Cooney named as foreign affairs head
THE GOVERNMENT has appointed Irish Ambassador to Britain David Cooney to be the next secretary general of the Department of Foreign Affairs. He will replace Dermot Gallagher, who is retiring.
Mr Cooney, who will take over in Iveagh House in late January, was one of a small number of candidates to apply for the country’s top diplomatic position.
The son of a Wexfordman who went to London, Mr Cooney left there in his early twenties and went to Dublin to apply for a post in the Irish Civil Service, first working in the Department of Agriculture for five years until 1979.
Since then, he has held a number of jobs. He was a key official during the negotiation of the Belfast Agreement; served as foreign affairs’ political director during the 2004 EU presidency and ambassador to the United Nations.

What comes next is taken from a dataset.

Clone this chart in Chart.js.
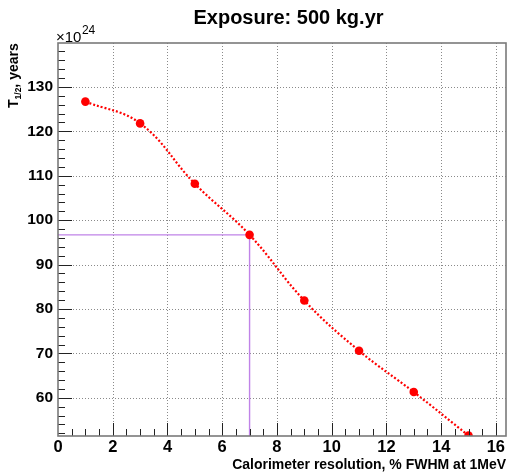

He was the lead author of the 1994 White Paper on Irish Foreign Policy under the eye of then-tánaiste Dick Spring, which laid the foundation for the major increases in overseas development aid.
Mr Cooney is understood to have faced competition for the secretary general post from Anne Anderson, currently Ambassador to Paris; political director Rory Montgomery and Brendan Rogers of Irish Aid.
The outgoing secretary general, Mr Gallagher, is regarded as a legend within the Civil Service, and known to colleagues as “DAG”. A native of Carrick-on-Shannon, Co Leitrim, he joined the diplomatic service in 1969.
He spent the early years of his career in San Francisco; at the New York headquarters of the UN; and in London. He was seconded to Brussels in the early 1980s as a deputy chef de cabinet with the European Commission.
He returned to the department and was later appointed ambassador to Nigeria.
He was a highly successful ambassador to Washington between 1991-1997, before returning to Dublin to lead officials working on Northern Ireland.